As my training progressed and I became more comfortable with my marathon pace, I realized that I could probably make it in under 5:00. I knew that I have always told myself that if I was to actually run a marathon, I wanted to do it right. I wanted to truly run as much of it as I possibly could. In order to do that, I followed my training plan nearly to a T and, quite frankly, became obsessed. I tried to read as much as I could, talk to as many people as possible to get tips, and find inspiration through reading, going to running movies, and even running with a man who has been considered the most fit person on the planet.

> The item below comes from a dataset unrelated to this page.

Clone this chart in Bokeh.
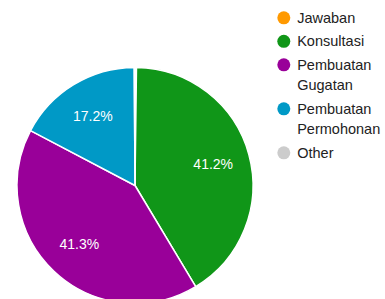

While my running roots have always centered on "Running for Pride," this mantra came full circle towards the end of my training. As mentioned in a previous post, one of my later long runs was done with Allison and I used it as an opportunity to pick her brain about running marathons. I mentioned to her that I didn't want to finish the marathon thinking I could have done better. She said something that stuck with me, "You'd rather finish your first marathon smiling and feeling good, than come in barely finishing and feeling horrible." I took this advice to heart, and listened to my body, ran conservatively, and truly finished with PRIDE.
I ran as much of the race as I possibly could, which was nearly the whole 26.2, and passed a lot of people in the last 4 miles.
After the race yesterday, I couldn't quite wrap my head around what I had just done. Nothing had really sunk in. It all seemed a bit surreal. It wasn't until today, when I took a close look at these last few pictures, that I knew I did what I set out to do.
You'll have to enlarge these pictures, but I think you can see that I finished by Running for Pride. I came in with a smile on my face, just as my dad had predicted.
I enjoyed the moment, just like my friends told me to do.
I celebrated with those that had been a part of my journey.
(waving to my family and friends in the picture above and high-fiving my running mates below Mike in green, Donna in greenish, and Del in white--throwing water at me)
I finished strong...look, I actually have a stride, unlike any of the other pictures from the race when I'm in my "slow mode."
And I am proud.
4:56.39 will have a new meaning for me and that is thanks to all the people in my life. Thank you.